Sama halnya dengan Indonesia, protes yang dipelopori oleh kaum muda di Nepal ini memiliki pola yang sama; rakyat bersuara – pemerintah bungkam – adanya bentrokan dengan polisi – korban berjatuhan – serta muncul tekanan
politik besar-besaran terhadap pemerintah.
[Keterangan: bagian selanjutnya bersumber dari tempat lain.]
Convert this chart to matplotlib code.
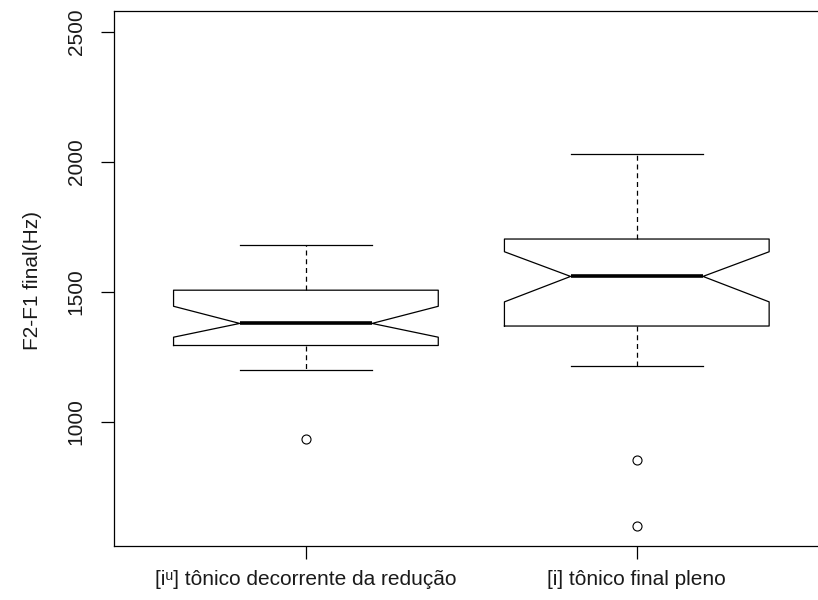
import matplotlib
matplotlib.use("Agg")
import matplotlib.pyplot as plt

# ---- data ----
categories = ["[i\u1d58] tônico decorrente da redução", "[i] tônico final pleno"]
whislo = [1197, 1216]
q1 = [1293, 1368]
med = [1378, 1559]
q3 = [1506, 1703]
whishi = [1680, 2031]
notch_lo = [1325, 1461]
notch_hi = [1444, 1654]
outliers = [[934], [852, 598]]
yticks = [1000, 1500, 2000, 2500]
ylabel = "F2-F1 final(Hz)"

plt.rcParams['font.family'] = ['Liberation Sans', 'DejaVu Sans']

fig = plt.figure(figsize=(8.18, 6.0), dpi=100)
ax = fig.add_axes([114/818, 1-546/600, (828.7-114)/818, (546-11)/600])

stats = []
for i in range(len(categories)):
    stats.append(dict(med=med[i], q1=q1[i], q3=q3[i], whislo=whislo[i],
                      whishi=whishi[i], cilo=notch_lo[i], cihi=notch_hi[i],
                      fliers=outliers[i], label=categories[i]))

lw = 0.9
ax.bxp(stats, positions=[1, 2], widths=0.8, shownotches=True,
       boxprops=dict(color='black', linewidth=lw),
       whiskerprops=dict(color='black', linewidth=lw, linestyle=(0, (4, 3))),
       capprops=dict(color='black', linewidth=lw),
       medianprops=dict(color='black', linewidth=2.6, solid_capstyle='butt'),
       flierprops=dict(marker='o', markerfacecolor='none', markeredgecolor='black',
                       markersize=6.5, markeredgewidth=0.8, linestyle='none'))

ax.set_xlim(0.42, 2.58)
ax.set_ylim(521, 2581)
ax.set_yticks(yticks)
fs = 15
ax.set_yticklabels([str(t) for t in yticks], rotation=90, va='center', fontsize=fs)
ax.set_xticks([1, 2])
ax.set_xticklabels(categories, fontsize=fs)
ax.tick_params(axis='both', length=9.5, width=0.9, color='black', labelcolor='#1a1a1a')
ax.tick_params(axis='y', pad=11)
ax.tick_params(axis='x', pad=8)
ax.spines['right'].set_visible(False)
for s in ax.spines.values():
    s.set_linewidth(0.9)
    s.set_color('black')

fig.text(32/818, 1-280/600, ylabel, rotation=90, ha='center', va='center',
         fontsize=fs, color='#1a1a1a')

fig.savefig("out.png", dpi=100)
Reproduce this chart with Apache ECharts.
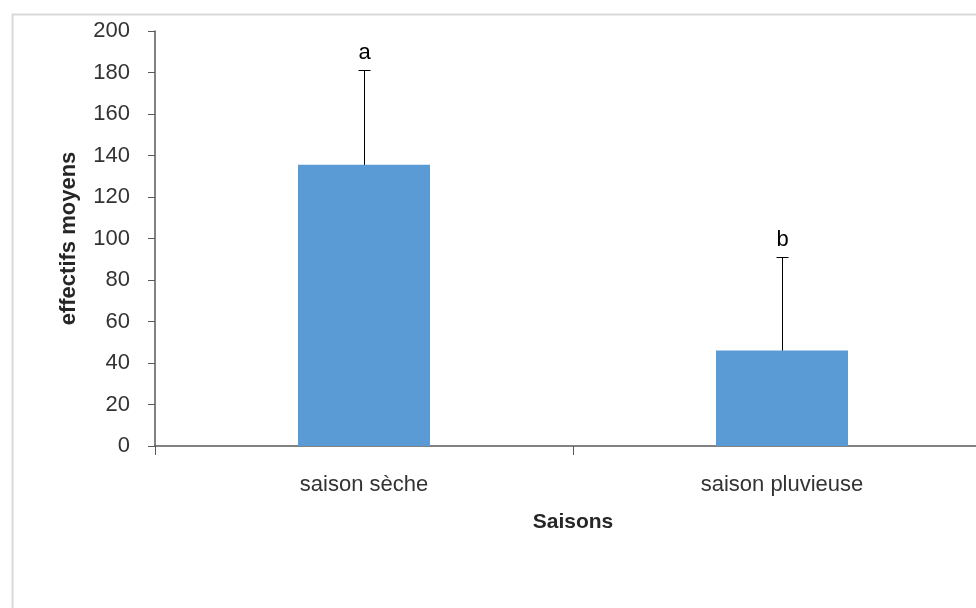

Di Indonesia, bukan media sosial yang ditutup atau dibatasi aksesnya dari masyarakat, melainkan kebebasan pers yang selama ini diagungkan kini berada di tepi jurang. Dalam momen kritis, pers seharusnya menjadi mata dan telinga rakyat. Namun tidak dalam demonstrasi besar di Indonesia; jurnalis diintimidasi, pers dibungkam, media independen bahkan mengaku mendapat tekanan, sementara akses ke sejumlah portal berita dibatasi. “Wartawan TV One Leo Chandra diduga ditangkap dan dianiaya oknum saat liputan di Koja” begitulah salah satu judul berita yang diangkat oleh Mediamassa.id
Situasi di Indonesia dan Nepal saat ini tidak hanya diamati di dalam negeri, Dunia pun memperhatikan dengan seksama. Media Internasional memberitakan adanya ketidakstabilan politik dan banyaknya kekerasan terhadap sipil. Lembaga-lembaga global yang dulunya menaruh harapan pada Indonesia sebagai teladan demokrasi di Asia kini bertanya-tanya “ke mana arah bangsa ini?”
Nepal yang sejak tahun 2008 sudah menghapus sistem monarki lalu mengadopsi sistem pemerintahan republik dengan konstitusi yang
menggarisbawahi prinsip-prinsip demokrasi juga mendapat pertanyaan yang sama.
Kini, reputasi keduanya dipertaruhkan. Dunia mengamati, menilai dan menunggu: apakah Indonesia dan Nepal akan mempertahankan nilai-nilai demokrasi, atau justru membiarkan penindasan merangkak masuk perlahan?